PULLMAN, Wash. — A renegotiated North American Free Trade Agreement could be used to address labor shortages by allowing workers with visas to move between the U.S., Mexico and Canada, an agricultural economist says.
Free trade agreements such as the European Union allow laborers to move among the member countries, and if NAFTA contained that when it took effect in 1995 it could have prevented the millions of illegal immigrants living in the U.S. now, says Desmond O’Rourke, an apple market analyst and retired Washington State University ag economist in Pullman.
NAFTA allows temporary entry of business people, interpreted to mean owners or managers of firms, traders, investors, intra-company transferees and professionals, mainly from Canada, O’Rourke said.
“For us to continue to produce apples, pears and cherries, we need Mexican labor,” he said.
NAFTA could do that with visas not only for agriculture, but restaurants, hotels and small companies, he said.
The Northwest tree fruit industry is concerned about maintaining exports to Mexico and Canada with any renegotiation of the agreement, O’Rourke said. Before NAFTA, U.S. apples were smuggled into Mexico from Texas, he said. NAFTA made it possible for Mexico to become the No. 1 export market of Washington apples, buying about $200 million worth annually.

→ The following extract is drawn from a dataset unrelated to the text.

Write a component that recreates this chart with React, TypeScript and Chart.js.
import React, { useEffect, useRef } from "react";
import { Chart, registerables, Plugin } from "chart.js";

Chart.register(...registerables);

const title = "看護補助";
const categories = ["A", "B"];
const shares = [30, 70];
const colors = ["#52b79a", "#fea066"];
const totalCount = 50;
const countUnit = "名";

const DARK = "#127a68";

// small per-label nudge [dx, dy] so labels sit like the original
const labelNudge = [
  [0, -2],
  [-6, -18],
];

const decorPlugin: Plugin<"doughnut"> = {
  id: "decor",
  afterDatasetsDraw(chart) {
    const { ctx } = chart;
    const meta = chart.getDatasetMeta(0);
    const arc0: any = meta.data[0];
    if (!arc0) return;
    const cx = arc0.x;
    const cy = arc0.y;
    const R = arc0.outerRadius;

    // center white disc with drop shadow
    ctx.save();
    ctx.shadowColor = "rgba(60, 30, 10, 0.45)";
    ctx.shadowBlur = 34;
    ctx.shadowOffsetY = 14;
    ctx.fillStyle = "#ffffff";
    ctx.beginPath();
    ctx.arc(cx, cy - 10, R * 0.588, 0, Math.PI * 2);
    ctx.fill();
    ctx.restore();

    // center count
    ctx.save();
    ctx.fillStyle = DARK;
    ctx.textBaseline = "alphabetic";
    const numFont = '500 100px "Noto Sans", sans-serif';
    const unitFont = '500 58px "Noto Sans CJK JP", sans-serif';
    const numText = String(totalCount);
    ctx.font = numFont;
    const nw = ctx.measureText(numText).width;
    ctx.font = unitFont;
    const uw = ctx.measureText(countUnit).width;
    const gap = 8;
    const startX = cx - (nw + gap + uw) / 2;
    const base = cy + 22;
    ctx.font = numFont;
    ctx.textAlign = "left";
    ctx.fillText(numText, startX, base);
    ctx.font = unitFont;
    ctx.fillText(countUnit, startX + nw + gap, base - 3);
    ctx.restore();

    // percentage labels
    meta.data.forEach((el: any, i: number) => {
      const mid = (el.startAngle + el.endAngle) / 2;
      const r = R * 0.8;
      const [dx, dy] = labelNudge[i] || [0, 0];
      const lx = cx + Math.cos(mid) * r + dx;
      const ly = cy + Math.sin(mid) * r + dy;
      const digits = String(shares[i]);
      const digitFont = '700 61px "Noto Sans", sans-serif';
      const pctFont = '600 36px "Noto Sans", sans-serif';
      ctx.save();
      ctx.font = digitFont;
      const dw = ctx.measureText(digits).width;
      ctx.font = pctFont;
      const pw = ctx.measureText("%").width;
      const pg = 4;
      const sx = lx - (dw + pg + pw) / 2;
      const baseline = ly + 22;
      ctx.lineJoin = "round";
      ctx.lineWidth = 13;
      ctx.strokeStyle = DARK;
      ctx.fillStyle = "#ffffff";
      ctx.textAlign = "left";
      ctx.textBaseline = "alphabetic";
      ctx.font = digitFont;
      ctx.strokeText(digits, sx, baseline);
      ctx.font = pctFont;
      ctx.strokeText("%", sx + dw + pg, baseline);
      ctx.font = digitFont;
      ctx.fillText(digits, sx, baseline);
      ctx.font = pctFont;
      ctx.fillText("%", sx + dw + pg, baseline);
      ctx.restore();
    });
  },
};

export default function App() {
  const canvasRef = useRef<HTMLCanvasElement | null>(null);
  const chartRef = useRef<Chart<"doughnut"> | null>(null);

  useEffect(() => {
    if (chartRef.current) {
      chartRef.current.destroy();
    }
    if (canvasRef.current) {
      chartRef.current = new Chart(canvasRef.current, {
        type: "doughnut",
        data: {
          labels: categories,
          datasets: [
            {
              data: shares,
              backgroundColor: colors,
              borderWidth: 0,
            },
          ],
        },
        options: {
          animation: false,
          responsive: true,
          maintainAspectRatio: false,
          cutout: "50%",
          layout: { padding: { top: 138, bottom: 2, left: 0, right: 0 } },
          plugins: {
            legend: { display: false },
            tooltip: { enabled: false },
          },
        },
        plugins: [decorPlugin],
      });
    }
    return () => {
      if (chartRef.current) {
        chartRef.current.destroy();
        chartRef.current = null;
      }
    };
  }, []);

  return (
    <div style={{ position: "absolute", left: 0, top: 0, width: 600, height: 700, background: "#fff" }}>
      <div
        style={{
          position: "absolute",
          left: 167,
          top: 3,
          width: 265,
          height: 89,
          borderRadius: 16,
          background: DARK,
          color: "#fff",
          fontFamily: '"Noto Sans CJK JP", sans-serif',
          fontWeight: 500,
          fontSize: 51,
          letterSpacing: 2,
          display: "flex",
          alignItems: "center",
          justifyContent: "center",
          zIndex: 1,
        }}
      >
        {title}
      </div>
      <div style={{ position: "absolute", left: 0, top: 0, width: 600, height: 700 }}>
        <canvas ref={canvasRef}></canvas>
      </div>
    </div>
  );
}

NAFTA could be improved with better technical aspects of fruit access, said Chris Schlect, president of the Northwest Horticultural Council in Yakima.
While President Donald Trump plans to renegotiate NAFTA to make it fairer to the U.S., it’s not as simple as believing it has cost U.S. jobs, O’Rourke said.
A lot of business in the U.S., Mexico and Canada is heavily intertwined, he said.
For example, Washington beef processors couldn’t survive without Canadian beef and a Pullman company, Schweitzer Engineering Laboratories, makes high-tech equipment for electrical transmission in factories in Pullman and Mexico, O’Rourke said. It does that to keep costs down, he said.
U.S. consumers get good product year-round by the expansion of Mexico avocado and vegetable industries, he said.
“We need to be careful. It’s like a marriage, mingled assets. Everyone suffers in a divorce,” he said.
Schweitzer’s managers worry that a 20 percent tariff on goods imported from Mexico, as the administration has mentioned to pay for a border wall, could lead to a tariff war that would damage trade and the company.
A trade war with Mexico would be disastrous for Washington tree fruit, O’Rourke said.
Apples and pears are easy targets because they are perishable. Mexico buys 25 to 30 percent of its apples from Washington and produces most of the rest itself, he said.
Trump, the Senate and House all have different ideas and no one knows what to expect or how soon, O’Rourke said.
After half a century of isolationism, Mexico recognized it was being bypassed in economic growth and liberalized its trade, he said.
When NAFTA was negotiated in the early 1990s, the average wage in Mexico was one-seventh of the average U.S. wage and productivity of the average Mexican worker was one-seventh of a U.S. worker, he said.
NAFTA failed to end the so-called Maquiladora zones along the border where American manufacturers were allowed to set up plants and import raw materials duty-free from the U.S. and export finished goods to the U.S. duty free, he said.
Leaving the system in place protected Mexican manufacturing from U.S. and Canadian competition in Mexico. That system is lessening and needs to end, he said.